È diventata definitiva la sentenza di condanna a 24 anni e 6 mesi di reclusione per Alberto Scagni, che il primo maggio del 2022 uccise a coltellate la sorella Alice, di 34 anni, a Quinto, Genova: la Suprema Corte di Cassazione, a cui i legali del 44enne si erano rivolti nel tentativo di far cadere l’aggravante della premeditazione contestatagli dall’accusa (e ottenere uno sconto di pena), ha confermato la decisione già presa dai giudici di primo e di secondo grado, riconoscendolo una volta per tutte colpevole. Intanto dalla Cedu è arrivato l’ok all’ammissione del ricorso presentato dai genitori Graziano Scagni e Antonella Zarri.

Alberto Scagni uccise la sorella Alice a Genova: condannato a 24 anni e 6 mesi anche in Cassazione

Il delitto si consumò la sera del primo maggio del 2022. Secondo la ricostruzione ufficiale, Alberto Scagni attese per almeno due ore che la sorella facesse rientro a casa, per poi coglierla di sorpresa e accoltellarla mentre portava a passeggio il cane.

La colpì per venti volte, lasciandola a terra inerme; sembra che fosse arrabbiato con lei e con il resto dei familiari: erano colpevoli, ai suoi occhi, di non dargli abbastanza denaro. Una perizia psichiatrica lo ha riconosciuto seminfermo di mente.

Questo il motivo per cui ha evitato l’ergastolo, venendo condannato, sia in primo che in secondo grado, a 24 anni e 6 mesi di reclusione. I suoi avvocati, Mirko Bettoli e Alberto Caselli Lapeschi, si erano rivolti ai giudici della Cassazione chiedendo loro di escludere l’aggravante della premeditazione, a loro parere incompatibile con la seminfermità.

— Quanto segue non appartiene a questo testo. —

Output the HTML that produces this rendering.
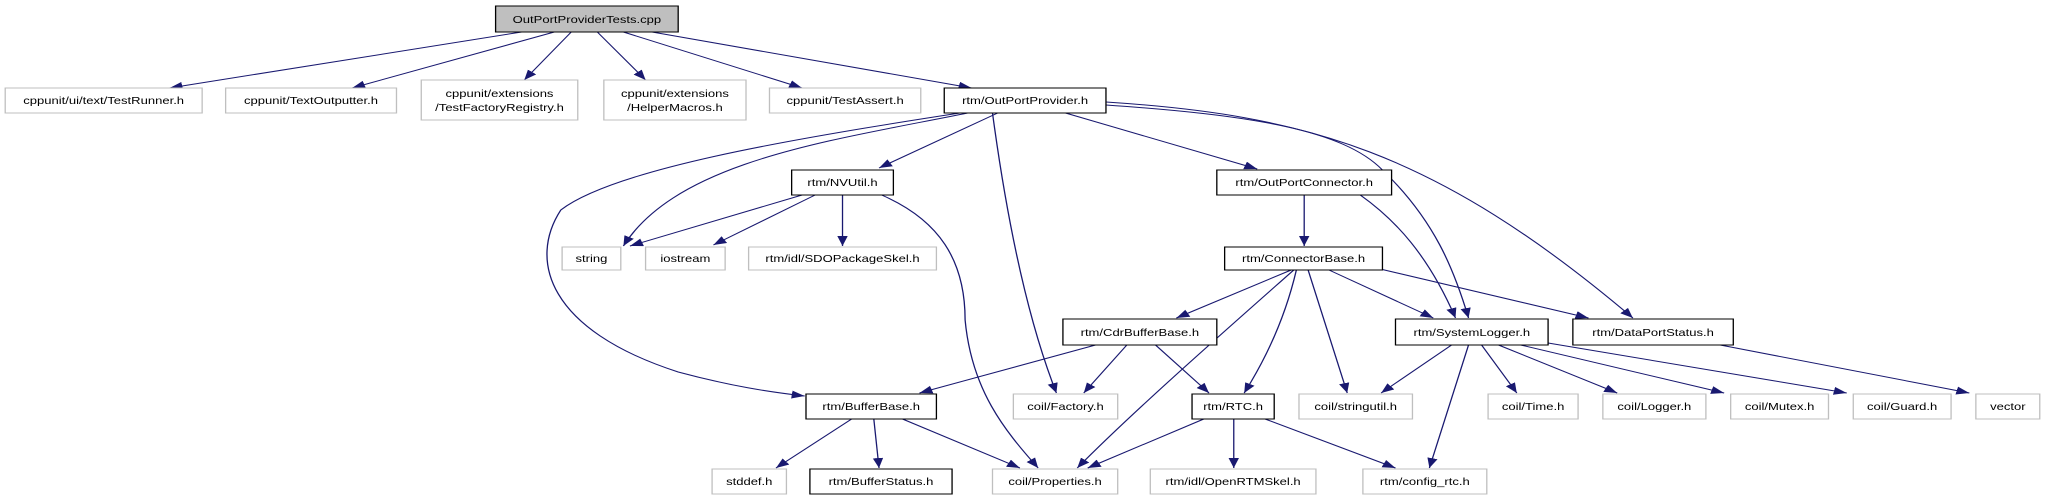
<!DOCTYPE html>
<html><head><meta charset="utf-8"><style>
html,body{margin:0;padding:0;background:#fff;}
svg{display:block;}
text{font-family:"Liberation Sans",sans-serif;font-size:10px;fill:#000;}
</style></head><body>
<svg width="2045" height="500" viewBox="0 0 2045 500" xmlns="http://www.w3.org/2000/svg">
<defs>
<marker id="a" markerUnits="userSpaceOnUse" markerWidth="12" markerHeight="10" refX="10" refY="4" orient="auto">
<path d="M0,0 L10,4 L0,8 z" fill="#191970"/>
</marker>
</defs>
<g transform="scale(1.3042,1)">
<g fill="none" stroke="#191970" stroke-width="1" marker-end="url(#a)">
<path d="M400,32 L130,88"/>
<path d="M425,32 L270,88"/>
<path d="M438,32 L402,80"/>
<path d="M458,32 L495,80"/>
<path d="M478,32 L615,88"/>
<path d="M500,32 L745,88"/>
<path d="M765,113 L674,168"/>
<path d="M742,113 C640,140 520,160 478,246"/>
<path d="M736,113 C600,140 470,170 430,210 C405,260 420,330 520,372 C560,386 590,392 617,396"/>
<path d="M761,113 C770,200 785,310 810,393"/>
<path d="M817,113 L964,169"/>
<path d="M848,105 C960,115 1030,130 1060,170 C1100,220 1115,270 1126,318"/>
<path d="M848,102 C1000,115 1100,150 1252,318"/>
<path d="M615,195 L483,246"/>
<path d="M625,195 L547,245"/>
<path d="M646,195 L646,246"/>
<path d="M676,195 C720,220 740,260 740,320 C745,390 770,430 796,468"/>
<path d="M1000,195 L1000,246"/>
<path d="M1043,195 C1070,220 1095,255 1116,318"/>
<path d="M990,270 L902,318"/>
<path d="M992,270 C940,330 870,410 826,468"/>
<path d="M994,270 C985,320 970,360 954,393"/>
<path d="M1003,270 L1033,393"/>
<path d="M1019,270 L1099,318"/>
<path d="M1055,268 L1218,318"/>
<path d="M840,345 L705,393"/>
<path d="M864,345 L831,393"/>
<path d="M886,345 L927,393"/>
<path d="M1113,345 L1059,393"/>
<path d="M1126,345 L1096,468"/>
<path d="M1136,345 L1163,393"/>
<path d="M1149,345 L1240,393"/>
<path d="M1166,345 L1322,393"/>
<path d="M1187,343 L1416,393"/>
<path d="M1319,345 L1510,393"/>
<path d="M653,419 L595,468"/>
<path d="M670,419 L674,468"/>
<path d="M692,419 L782,468"/>
<path d="M923,419 L834,468"/>
<path d="M946,419 L946,468"/>
<path d="M970,419 L1070,468"/>
</g>
<g stroke-width="1">
<rect x="380" y="6" width="140" height="26" fill="#bfbfbf" stroke="#000"/>
<g fill="#fff" stroke="#bfbfbf">
<rect x="4" y="88" width="151" height="25"/>
<rect x="173" y="88" width="131" height="25"/>
<rect x="323" y="80" width="120" height="40"/>
<rect x="463" y="80" width="109" height="40"/>
<rect x="590" y="88" width="116" height="25"/>
<rect x="431" y="247" width="45" height="23"/>
<rect x="495" y="247" width="61" height="23"/>
<rect x="574" y="247" width="144" height="23"/>
<rect x="777" y="394" width="80" height="25"/>
<rect x="996" y="394" width="87" height="25"/>
<rect x="1141" y="394" width="69" height="25"/>
<rect x="1229" y="394" width="79" height="25"/>
<rect x="1327" y="394" width="75" height="25"/>
<rect x="1421" y="394" width="75" height="25"/>
<rect x="1515" y="394" width="49" height="25"/>
<rect x="546" y="469" width="57" height="25"/>
<rect x="761" y="469" width="96" height="25"/>
<rect x="882" y="469" width="127" height="25"/>
<rect x="1045" y="469" width="95" height="25"/>
</g>
<g fill="#fff" stroke="#000">
<rect x="724" y="88" width="124" height="25"/>
<rect x="607" y="170" width="78" height="25"/>
<rect x="933" y="170" width="134" height="25"/>
<rect x="939" y="247" width="121" height="23"/>
<rect x="815" y="319" width="118" height="26"/>
<rect x="1070" y="319" width="117" height="26"/>
<rect x="1206" y="319" width="123" height="26"/>
<rect x="618" y="394" width="100" height="25"/>
<rect x="914" y="394" width="63" height="25"/>
<rect x="621" y="469" width="109" height="25"/>
</g>
</g>
<g text-anchor="middle">
<text x="450" y="23">OutPortProviderTests.cpp</text>
<text x="79.5" y="104">cppunit/ui/text/TestRunner.h</text>
<text x="238.5" y="104">cppunit/TextOutputter.h</text>
<text x="383" y="97">cppunit/extensions</text>
<text x="383" y="111">/TestFactoryRegistry.h</text>
<text x="517.5" y="97">cppunit/extensions</text>
<text x="517.5" y="111">/HelperMacros.h</text>
<text x="648" y="104">cppunit/TestAssert.h</text>
<text x="786" y="104">rtm/OutPortProvider.h</text>
<text x="646" y="186">rtm/NVUtil.h</text>
<text x="1000" y="186">rtm/OutPortConnector.h</text>
<text x="453.5" y="262">string</text>
<text x="525.5" y="262">iostream</text>
<text x="646" y="262">rtm/idl/SDOPackageSkel.h</text>
<text x="999.5" y="262">rtm/ConnectorBase.h</text>
<text x="874" y="336">rtm/CdrBufferBase.h</text>
<text x="1128.5" y="336">rtm/SystemLogger.h</text>
<text x="1267.5" y="336">rtm/DataPortStatus.h</text>
<text x="668" y="410">rtm/BufferBase.h</text>
<text x="817" y="410">coil/Factory.h</text>
<text x="945.5" y="410">rtm/RTC.h</text>
<text x="1039.5" y="410">coil/stringutil.h</text>
<text x="1175.5" y="410">coil/Time.h</text>
<text x="1268.5" y="410">coil/Logger.h</text>
<text x="1364.5" y="410">coil/Mutex.h</text>
<text x="1458.5" y="410">coil/Guard.h</text>
<text x="1539.5" y="410">vector</text>
<text x="574.5" y="485">stddef.h</text>
<text x="675.5" y="485">rtm/BufferStatus.h</text>
<text x="809" y="485">coil/Properties.h</text>
<text x="945.5" y="485">rtm/idl/OpenRTMSkel.h</text>
<text x="1092.5" y="485">rtm/config_rtc.h</text>
</g>
</g>
</svg>
</body></html>
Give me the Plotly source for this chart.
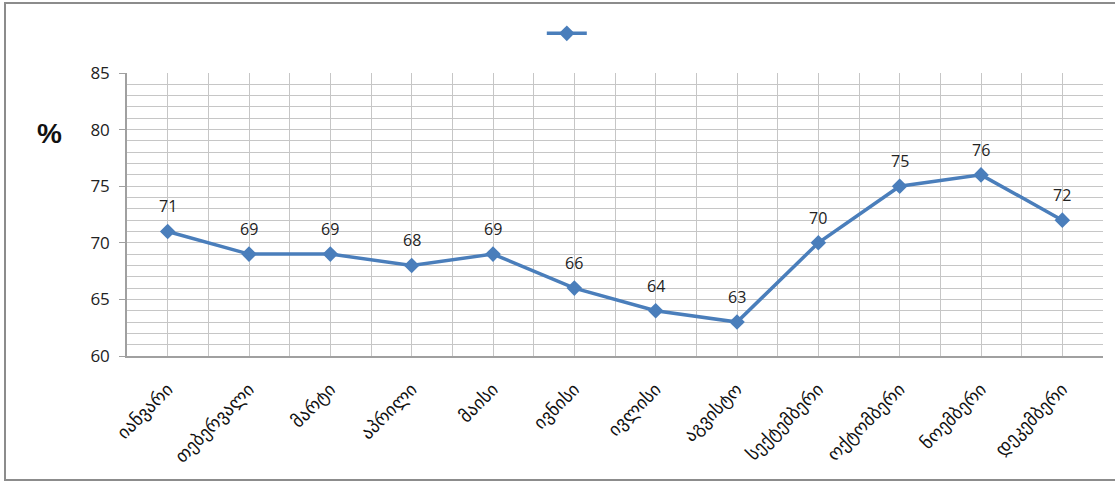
import plotly.graph_objects as go

months = ["იანვარი", "თებერვალი", "მარტი", "აპრილი", "მაისი", "ივნისი",
          "ივლისი", "აგვისტო", "სექტემბერი", "ოქტომბერი", "ნოემბერი", "დეკემბერი"]
values = [71, 69, 69, 68, 69, 66, 64, 63, 70, 75, 76, 72]
y_ticks = [60, 65, 70, 75, 80, 85]

positions = list(range(len(months)))
blue = "#4a7ebb"
grid = "#c6c6c6"
num_font = "Open Sans, Liberation Sans, sans-serif"

fig = go.Figure()
fig.add_trace(go.Scatter(
    x=positions, y=values, name=" ",
    mode="lines+markers",
    line=dict(color=blue, width=3.5),
    marker=dict(symbol="diamond", size=12, color=blue),
    cliponaxis=False,
))

# value labels above each point
labels = [dict(x=p, y=v, text=str(v), showarrow=False, yshift=25,
               font=dict(family=num_font, size=16, color="#222222"))
          for p, v in zip(positions, values)]

labels.append(dict(text="<b>%</b>", xref="paper", yref="paper",
                   x=-0.079, y=0.785, xanchor="center", yanchor="middle", showarrow=False,
                   font=dict(family="Liberation Sans, Arial, sans-serif", size=28, color="#111111")))

fig.update_layout(
    width=1115, height=482,
    margin=dict(l=127, r=12, t=73, b=126, autoexpand=False),
    paper_bgcolor="white", plot_bgcolor="white",
    showlegend=True,
    legend=dict(orientation="h", x=0.425, y=1.14, xanchor="left", yanchor="middle",
                font=dict(size=13), bgcolor="rgba(0,0,0,0)", itemwidth=40),
    xaxis=dict(
        range=[-0.5, 11.5], tickvals=positions, ticktext=months,
        tickangle=-45, showgrid=True, gridcolor=grid, gridwidth=1,
        minor=dict(dtick=0.5, tick0=-0.5, showgrid=True, gridcolor=grid, gridwidth=1),
        showline=True, linecolor="#a0a0a0", linewidth=1.5, mirror=False,
        ticks="", zeroline=False, automargin=False, ticklabelstandoff=14,
        tickfont=dict(family="DejaVu Sans, sans-serif", size=18, color="#111111"),
    ),
    yaxis=dict(
        range=[60, 85], tickvals=y_ticks, showgrid=True, gridcolor=grid, gridwidth=1,
        minor=dict(dtick=1, tick0=60, showgrid=True, gridcolor=grid, gridwidth=1),
        showline=True, linecolor="#a0a0a0", linewidth=1.5,
        ticks="outside", ticklen=6, tickcolor="#a0a0a0",
        zeroline=False, automargin=False, ticklabelstandoff=6,
        tickfont=dict(family=num_font, size=17, color="#222222"),
    ),
    shapes=[dict(type="rect", xref="paper", yref="paper",
                 x0=-0.125, x1=1.02, y0=-0.438, y1=1.247,
                 line=dict(color="#8c8c8c", width=2), layer="below")],
    annotations=labels,
)

fig.write_html("out.html")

Dopo l’udienza tenutasi ieri, 8 ottobre 2024, la decisione: il loro ricorso è stato giudicato inammissibile. È diventata definitiva, quindi, la sentenza di condanna. Dopo aver scontato la pena Scagni sarà ricoverato in un istituto.

Giudicato ammissibile il ricorso dei genitori alla Cedu: cosa significa

Al momento l’uomo è recluso a Torino. Ci è stato trasferito dopo aver trascorso del tempo nelle strutture penitenziarie di Genova e Sanremo, dove è stato aggredito dai compagni di cella. “Se fosse stato detenuto compatibilmente alle sue condizioni di salute, non sarebbe accaduto”, aveva detto a Tag24 l’avvocato Bettoli.

Tornando, in questo modo, su un tema molto caro ai genitori del 44enne, che prima dell’omicidio dell’altra figlia fecero di tutto per provare a farlo aiutare. Si misero in contatto con la Asl locale, poi con il 112: erano consapevoli del fatto che fosse pericoloso e che andasse fermato e curato.

Nessuno, però, fece niente. Sulla questione era stato aperto un fascicolo d’inchiesta parallelo. Si ipotizzava che una dottoressa e due agenti, in particolare, si fossero macchiati di “carenze e omissioni” e che, se avessero dato seguito alle segnalazioni dei genitori di Scagni, la tragedia sarebbe stata evitata.

Lo scorso aprile il fascicolo è stato archiviato dal gip, secondo cui, in sostanza, i denunciati non potevano avere la percezione di un pericolo imminente perché da parte dei familiari non erano state presentate – nonostante gli allarmi – denunce formali. Conclusione che l’avvocato Fabio Anselmo, che li assiste, aveva definito “inaccettabile”.

A Tag24 aveva anticipato: “Certamente andremo avanti, ci rivolgeremo sicuramente alla Corte Europea dei Diritti dell’Uomo“. Sempre ieri, la notizia: il loro ricorso è stato accettato. “Questa prima decisione ci conforta minimamente nel nostro insanabile dolore”, il commento – affidato a una nota riportata da Rai News – degli Scagni.

“Niente e nessuno riporta in vita Alice, ma il dovere di perseguire Verità e Giustizia sarà per noi fino all’ultimo nei nostri pensieri. Col pensiero di Alice sempre vicino a noi”, aggiungono. In pochi attimi, quasi tre anni fa, hanno perso tutto. Ora si aspettano che almeno sulla questione venga fatta chiarezza.